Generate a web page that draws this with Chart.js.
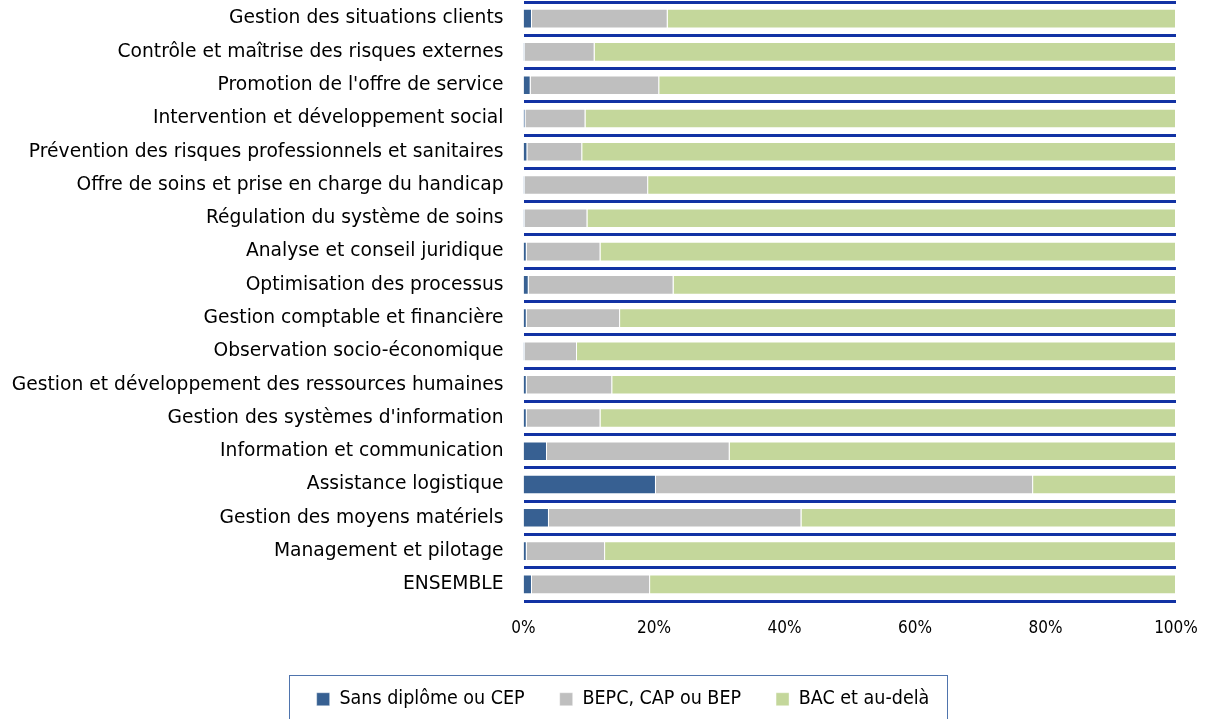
<!DOCTYPE html>
<html><head><meta charset="utf-8">
<script src="https://cdn.jsdelivr.net/npm/chart.js@4.4.1/dist/chart.umd.min.js"></script>
<style>html,body{margin:0;padding:0;background:#fff}#w{width:1208px;height:719px}</style>
</head><body><div id="w"><canvas id="c"></canvas></div>
<script>
const categories = [
 "Gestion des situations clients",
 "Contrôle et maîtrise des risques externes",
 "Promotion de l'offre de service",
 "Intervention et développement social",
 "Prévention des risques professionnels et sanitaires",
 "Offre de soins et prise en charge du handicap",
 "Régulation du système de soins",
 "Analyse et conseil juridique",
 "Optimisation des processus",
 "Gestion comptable et financière",
 "Observation socio-économique",
 "Gestion et développement des ressources humaines",
 "Gestion des systèmes d'information",
 "Information et communication",
 "Assistance logistique",
 "Gestion des moyens matériels",
 "Management et pilotage",
 "ENSEMBLE"
];
const sansDiplome = [1.3,0.2,1.1,0.3,0.6,0.2,0.2,0.5,0.8,0.5,0.2,0.5,0.5,3.6,20.3,3.9,0.5,1.3];
const bepcCapBep  = [20.8,10.7,19.7,9.2,8.4,18.9,9.6,11.3,22.2,14.3,8.0,13.1,11.3,28.0,57.8,38.7,12.0,18.1];
const bacEtPlus   = [77.9,89.1,79.2,90.5,91.0,80.9,90.2,88.2,77.0,85.2,91.8,86.4,88.2,68.4,21.9,57.4,87.5,80.6];
const seriesNames = ["Sans diplôme ou CEP","BEPC, CAP ou BEP","BAC et au-delà"];
const xTicks = [0,20,40,60,80,100];

const LABEL_FONT = "'DejaVu Sans',sans-serif";
const COND_FONT = "'DejaVu Sans Condensed','DejaVu Sans',sans-serif";
const PLOT_BOTTOM = 601;
const LEGEND_SHIFT = 35;

const legendBox = {
  id:'legendBox',
  afterLayout(chart){
    const lg = chart.legend; if(!lg) return;
    lg.left += LEGEND_SHIFT; lg.right += LEGEND_SHIFT;
  },
  afterDraw(chart){
    const lg = chart.legend; if(!lg || !lg.legendHitBoxes.length) return;
    const hb = lg.legendHitBoxes, last = hb[hb.length-1];
    const l = hb[0].left - 28, r = last.left + last.width + 17;
    const cy = hb[0].top + hb[0].height/2;
    const ctx = chart.ctx; ctx.save();
    ctx.strokeStyle = '#4f74ad'; ctx.lineWidth = 1;
    ctx.strokeRect(Math.round(l)+0.5, Math.round(cy-24)+0.5, Math.round(r-l), 80);
    ctx.restore();
  }
};
const seg = 'rgba(255,255,255,0.4)';
new Chart(document.getElementById('c'), {
  type:'bar',
  data:{ labels:categories, datasets:[
    {label:seriesNames[0], data:sansDiplome, backgroundColor:'#376092', borderColor:seg, borderWidth:1},
    {label:seriesNames[1], data:bepcCapBep, backgroundColor:'#bfbfbf', borderColor:seg, borderWidth:1},
    {label:seriesNames[2], data:bacEtPlus, backgroundColor:'#c4d79b', borderColor:seg, borderWidth:1}
  ]},
  options:{
    indexAxis:'y', responsive:true, maintainAspectRatio:false, animation:false,
    datasets:{bar:{barPercentage:0.59, categoryPercentage:1}},
    layout:{padding:{top:2,right:32,left:0,bottom:0}},
    scales:{
      x:{stacked:true, min:0, max:100,
         afterBuildTicks(s){ s.ticks = xTicks.map(v=>({value:v})); },
         grid:{display:false, drawTicks:false}, border:{display:false},
         ticks:{color:'#000', padding:17, maxRotation:0, font:{family:COND_FONT,size:17}, callback:v=>v+'%'},
         afterFit(s){
           s.paddingLeft = 0; s.paddingRight = 0;
           const lh = s.chart.legend ? s.chart.legend.height : 64;
           s.height = s.chart.height - lh - PLOT_BOTTOM;
         }},
      y:{stacked:true,
         grid:{display:true, offset:true, color:'#1232a4', lineWidth:3, drawTicks:false},
         border:{display:false},
         ticks:{color:'#000', padding:20, autoSkip:false, font:{family:LABEL_FONT,size:18.7}},
         afterFit(s){ s.width = 523.5; s.paddingTop = 0; s.paddingBottom = 0; }}
    },
    plugins:{
      legend:{position:'bottom', labels:{color:'#000', boxWidth:13, boxHeight:13, padding:35, font:{family:COND_FONT,size:19.5}}},
      tooltip:{enabled:false}
    }
  },
  plugins:[legendBox]
});
</script></body></html>
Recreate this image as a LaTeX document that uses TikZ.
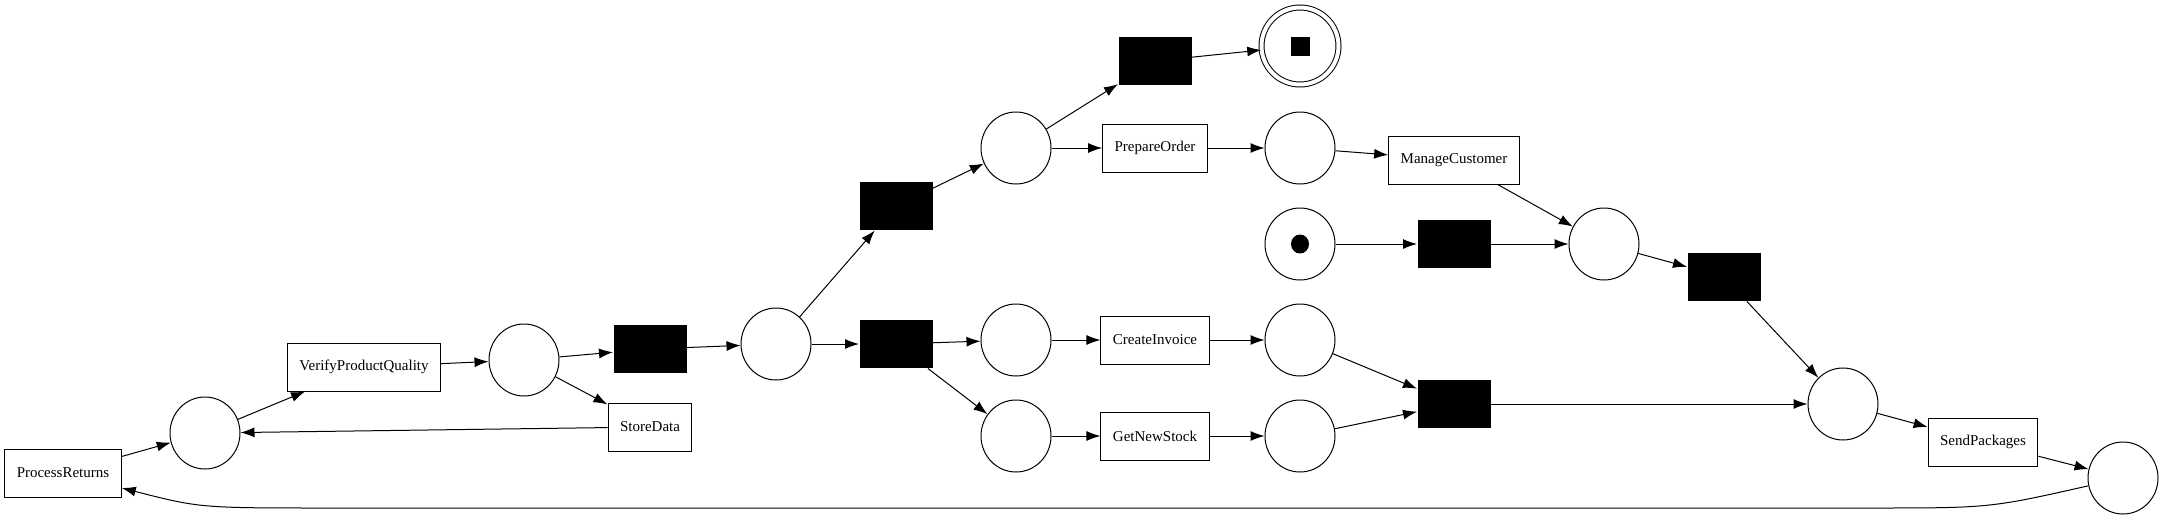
\documentclass[tikz,border=0pt]{standalone}
\usepackage{fontspec}
\setmainfont{Liberation Serif}
\usetikzlibrary{arrows.meta,shapes.geometric}

\begin{document}
\begin{tikzpicture}[
  x=1pt, y=-1pt, line width=1pt,
  place/.style={draw, ellipse, minimum width=70pt, minimum height=72pt, inner sep=0pt},
  task/.style={draw, rectangle, minimum height=48pt, inner xsep=12pt, font=\fontsize{15}{18}\selectfont},
  silent/.style={fill=black, rectangle, minimum width=73pt, minimum height=48pt, inner sep=0pt},
  arc/.style={-{Latex[length=14pt,width=10pt]}}
]
\useasboundingbox (0,0) rectangle (2164,520);

\node[task] (pr) at (63,473) {ProcessReturns};
\node[place] (p1) at (205,433) {};
\node[task] (vpq) at (364,367) {VerifyProductQuality};
\node[place] (p2) at (524,360) {};
\node[silent] (t1) at (650,349) {};
\node[task] (sd) at (650,427) {StoreData};
\node[place] (p3) at (776,344) {};
\node[silent] (t2) at (896,344) {};
\node[silent] (t7) at (896,206) {};

\node[place] (p11) at (1016,148) {};
\node[task] (po) at (1155,148) {PrepareOrder};
\node[place] (p12) at (1300,148) {};
\node[task] (mc) at (1454,160) {ManageCustomer};
\node[silent] (t6) at (1155,61) {};
\node[draw, circle, double, double distance=4pt, minimum size=77pt] (end) at (1300,46) {};
\node[fill=black, minimum size=19pt, inner sep=0pt] (endtok) at (end) {};

\node[place] (p4) at (1016,340) {};
\node[task] (ci) at (1155,340) {CreateInvoice};
\node[place] (p5) at (1300,340) {};
\node[place] (p6) at (1016,436) {};
\node[task] (gns) at (1155,436) {GetNewStock};
\node[place] (p7) at (1300,436) {};
\node[silent] (t3) at (1454,404) {};

\node[place] (pstart) at (1300,244) {};
\node[fill=black, ellipse, minimum width=18pt, minimum height=19pt, inner sep=0pt] (tok) at (pstart) {};
\node[silent] (t4) at (1454,244) {};
\node[place] (p8) at (1604,244) {};
\node[silent] (t5) at (1724,277) {};
\node[place] (p9) at (1843,404) {};
\node[task] (sp) at (1983,442) {SendPackages};
\node[place] (p10) at (2123,478) {};

\coordinate (bendR) at (1870,508);
\coordinate (bendL) at (330,508);

\draw[arc] (pr) -- (p1);
\draw[arc] (p1) -- (vpq);
\draw[arc] (vpq) -- (p2);
\draw[arc] (p2) -- (t1);
\draw[arc] (p2) -- (sd);
\draw[arc] (sd) -- (p1);
\draw[arc] (t1) -- (p3);
\draw[arc] (p3) -- (t2);
\draw[arc] (p3) -- (t7);
\draw[arc] (t7) -- (p11);
\draw[arc] (p11) -- (t6);
\draw[arc] (t6) -- (end);
\draw[arc] (p11) -- (po);
\draw[arc] (po) -- (p12);
\draw[arc] (p12) -- (mc);
\draw[arc] (mc) -- (p8);
\draw[arc] (pstart) -- (t4);
\draw[arc] (t4) -- (p8);
\draw[arc] (p8) -- (t5);
\draw[arc] (t5) -- (p9);
\draw[arc] (t2) -- (p4);
\draw[arc] (t2) -- (p6);
\draw[arc] (p4) -- (ci);
\draw[arc] (ci) -- (p5);
\draw[arc] (p5) -- (t3);
\draw[arc] (p6) -- (gns);
\draw[arc] (gns) -- (p7);
\draw[arc] (p7) -- (t3);
\draw[arc] (t3) -- (p9);
\draw[arc] (p9) -- (sp);
\draw[arc] (sp) -- (p10);
\draw[arc] (p10) .. controls (1990,508) .. (bendR) -- (bendL) .. controls (200,508) .. (pr);
\end{tikzpicture}
\end{document}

----------------------------------------

Please reproduce the listing exactly from its opening line through the line that contains "const LEGEND_SHIFT = 35;", both included, with all pictures omitted.

Generate a web page that draws this with Chart.js.
<!DOCTYPE html>
<html><head><meta charset="utf-8">
<script src="https://cdn.jsdelivr.net/npm/chart.js@4.4.1/dist/chart.umd.min.js"></script>
<style>html,body{margin:0;padding:0;background:#fff}#w{width:1208px;height:719px}</style>
</head><body><div id="w"><canvas id="c"></canvas></div>
<script>
const categories = [
 "Gestion des situations clients",
 "Contrôle et maîtrise des risques externes",
 "Promotion de l'offre de service",
 "Intervention et développement social",
 "Prévention des risques professionnels et sanitaires",
 "Offre de soins et prise en charge du handicap",
 "Régulation du système de soins",
 "Analyse et conseil juridique",
 "Optimisation des processus",
 "Gestion comptable et financière",
 "Observation socio-économique",
 "Gestion et développement des ressources humaines",
 "Gestion des systèmes d'information",
 "Information et communication",
 "Assistance logistique",
 "Gestion des moyens matériels",
 "Management et pilotage",
 "ENSEMBLE"
];
const sansDiplome = [1.3,0.2,1.1,0.3,0.6,0.2,0.2,0.5,0.8,0.5,0.2,0.5,0.5,3.6,20.3,3.9,0.5,1.3];
const bepcCapBep  = [20.8,10.7,19.7,9.2,8.4,18.9,9.6,11.3,22.2,14.3,8.0,13.1,11.3,28.0,57.8,38.7,12.0,18.1];
const bacEtPlus   = [77.9,89.1,79.2,90.5,91.0,80.9,90.2,88.2,77.0,85.2,91.8,86.4,88.2,68.4,21.9,57.4,87.5,80.6];
const seriesNames = ["Sans diplôme ou CEP","BEPC, CAP ou BEP","BAC et au-delà"];
const xTicks = [0,20,40,60,80,100];

const LABEL_FONT = "'DejaVu Sans',sans-serif";
const COND_FONT = "'DejaVu Sans Condensed','DejaVu Sans',sans-serif";
const PLOT_BOTTOM = 601;
const LEGEND_SHIFT = 35;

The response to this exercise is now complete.